Yes, Spike Albrecht. His given name is Michael, and he’s a freshman sub from Crown Point, Ind. He backs up Trey Burke, the national player of the year. Before Monday night, Albrecht’s collegiate zenith had been the seven points he scored in the South Regional final against Florida. He had six – on two game-altering 3-pointers – over the Syracuse zone in the first half of Saturday’s semifinal, but that was nothing compared to this.
Spike Albrecht scored 17 points in 16 first-half minutes on the sport’s biggest stage, and his driving basket 3:56 before the break put Michigan ahead 33-21. At that moment, Spike Albrecht had nearly outscored the NCAA’s No. 1 overall seed by himself, and the newly minted Hall of Famer Pitino called a flummoxed timeout, surely to ask his Cardinals: “Really? We get Trey Burke out of the game and we’re getting beat by Spike Albrecht?”
You’ll recall, however, that these same Cardinals trailed Wichita State by 12 points Saturday, and they managed to concoct another massive comeback in even shorter order. Luke Hancock, the backup forward who’d undone the Shockers, hit four treys in the span of four possessions to bring Louisville within a point, and Montrezl Harrell’s fast-break dunk off an Albrecht turnover – Spike is human! – put the Cardinals ahead.
Free throws by Glenn Robinson III gave the Wolverines a 38-37 halftime lead that, given their flying start, seemed almost like a deficit. But the intriguing part about a game separated by one point was that marked the precise margin by which one reserve (Albrecht) had outscored another (Hancock).
It seemed inevitable that Louisville would pull ahead in the second half, and the Cardinals did. Michigan kept answering, and the back-and-forth nature of this frantic made you wish it could end in a tie.

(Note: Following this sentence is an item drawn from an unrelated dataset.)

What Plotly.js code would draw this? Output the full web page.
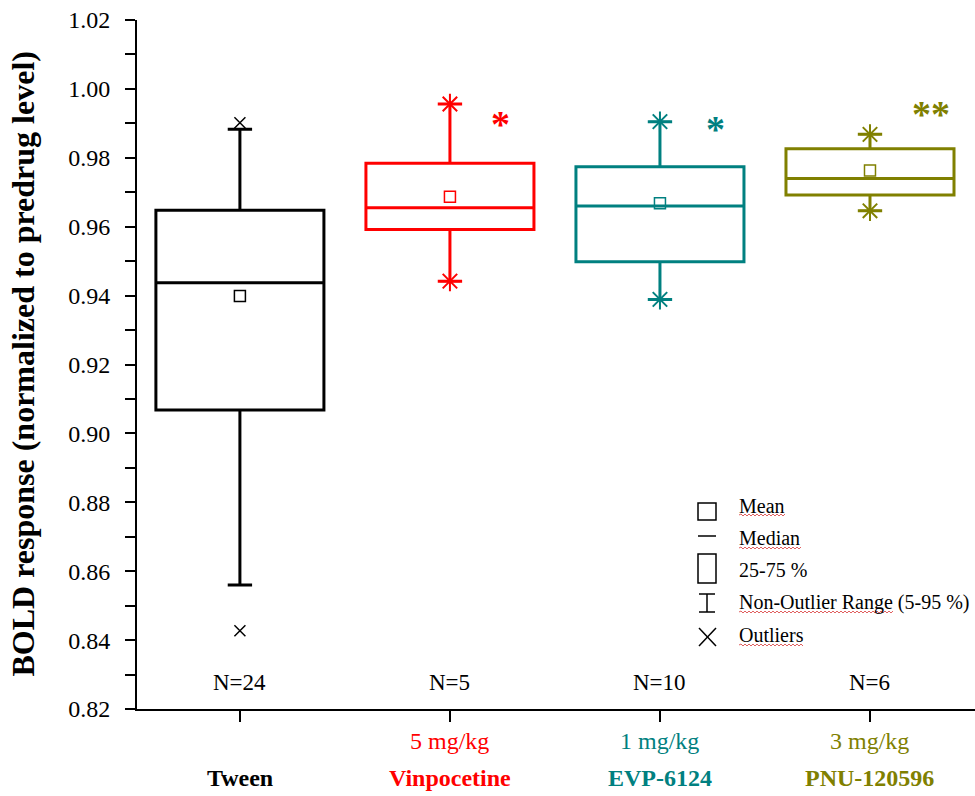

John Beilein, the Wolverines’ clever coach, would think of something and his players would execute it, and then Pitino and the ’Ville would counter.
But such is the force of Louisville’s talent and will that the Cardinals finally built a working lead of their own. A Peyton Siva alley-oop off Hancock’s feed made it 67-62, and two inside rolls by Gorgui Dieng gave Louisville an eight-point lead. And then came another 3-pointer from Hancock, this from the corner after a Russ Smith pass, to make it 76-66 with three minutes left. (Hancock would finish with 22 points and become the first sub ever named Final Four MVP.)
Still, this was the Michigan that had spotted Kansas a 14-point lead in the Round 16 and won in overtime. Burke kept driving and scoring. (He would finish with 24 points.) Inside the final 30 seconds, Michigan was within four. But the Cardinals held their nerve and made their free throws and delivered Title No. 2 to their Hall of Fame coach, and nobody could say justice hadn’t been served.
Nor could anyone say the sport wasn’t better for these 40 golden minutes on a Monday night in April. This was the right game at the right time, the right game and the right winner.